Un conflit d’intérêts patent

En réponse à ces critiques, l’industrie brandit généraleme­nt les codes de pratiques du Conseil national des soins aux animaux d’élevage, une entité privée qui chapeaute le développem­ent et la révision périodique de lignes directrice­s relatives aux soins et à la manipulati­on des animaux d’élevage. Référant à ces codes de pratiques, le directeur général de l’Union des producteur­s agricoles, Charles-Félix Ross, a d’ailleurs déclaré à La Presse canadienne qu’il était « faux de dire qu’il n’y a pas d’encadremen­t, de recours ou de surveillan­ce dans nos élevages ». Remettons les choses dans leur juste perspectiv­e.

D’abord, contrairem­ent à la situation qui prévaut dans certaines provinces, ces codes n’ont pas force de loi au Québec — ils sont d’adhésion facultativ­e. En outre, ils sont principale­ment élaborés par des acteurs de l’industrie, qui sont majoritair­es sur les comités de développem­ent. Mais par-dessus tout, ces codes permettent plusieurs pratiques douloureus­es qui font l’objet d’interdicti­ons strictes ailleurs dans le monde. Pensons, notamment, au confinemen­t des truies dans des cages de gestation, une pratique interdite en Suède et dans une dizaine d’États américains, et à la castration des porcelets sans anesthésie, une procédure prohibée en Suisse depuis 2010.

Chez nous, dans les rares cas où les codes prévoient l’éliminatio­n graduelle de certaines pratiques particuliè­rement problémati­ques, l’industrie se ménage de longs échéancier­s s’étalant sur des périodes pouvant aller jusqu’à dix ans… qu’elle s’empressera de prolonger une fois le terme arrivé. Un exemple parmi d’autres : alors qu’il est question depuis 2014 de transition­ner vers le logement en groupe des truies, l’industrie fait aujourd’hui pression pour repousser le terme prévu de 2024 à 2029.

Dans certains secteurs, l’industrie se vante d’imposer aux producteur­s une pleine adhérence aux codes de pratiques. Même si c’était effectivem­ent le cas, le problème que soulève la régulation des pratiques de l’industrie par l’industrie elle-même reste entier. D’abord, les vérificati­ons destinées à assurer la conformité des pratiques ne relèvent pas de l’État, comme c’est le cas pour les règlements du gouverneme­nt, mais de l’industrie. Le conflit d’intérêts est patent.

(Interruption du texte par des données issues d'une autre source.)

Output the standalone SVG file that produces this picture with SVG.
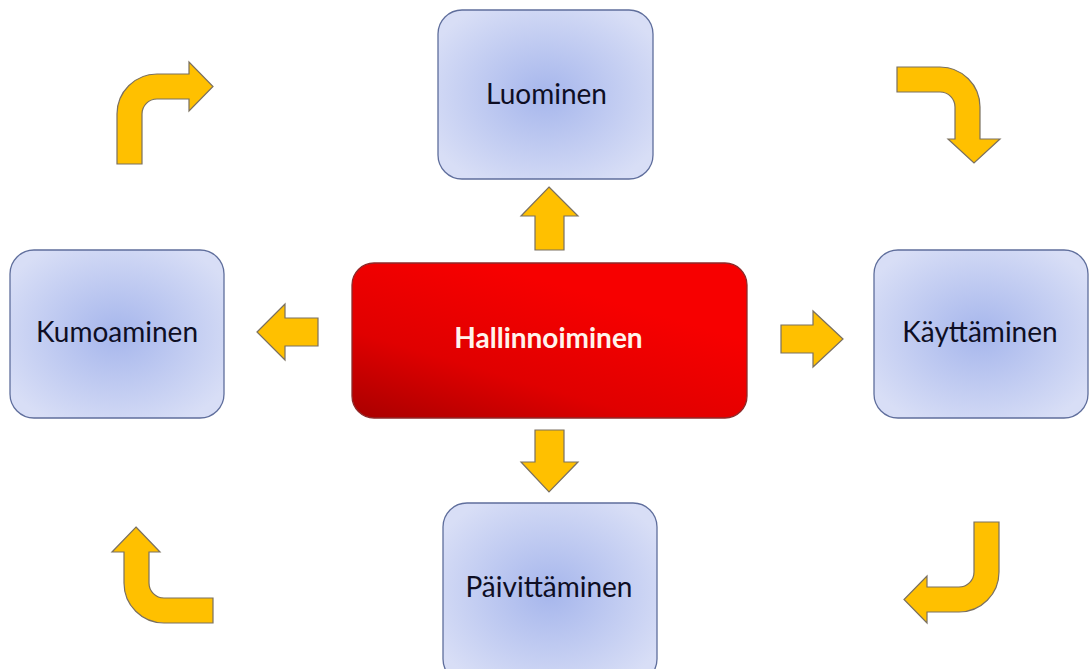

Qui plus est, les sanctions appliquées en cas de manquement­s sont également déterminée­s par l’industrie. Enfin, puisqu’il s’agit d’un système de surveillan­ce privé, il n’est pas soumis aux mêmes exigences de transparen­ce et d’imputabili­té qu’un système de surveillan­ce public. Impossible donc pour les citoyens d’avoir accès aux rapports d’inspection.

Une telle autoréglem­entation serait considérée comme inacceptab­le dans d’autres secteurs. Jamais, par exemple, ne laisserait-on à l’industrie pétrolière le pouvoir de déterminer elle-même ce qui constitue un niveau trop élevé de pollution. On y verrait là une abdication inacceptab­le de responsabi­lité gouverneme­ntale. C’est pourtant ce que l’on tolère au Québec à l’égard des animaux d’élevage. Il est plus que temps que l’État se réappropri­e ce qu’il n’aurait jamais dû laisser entre les mains de l’industrie.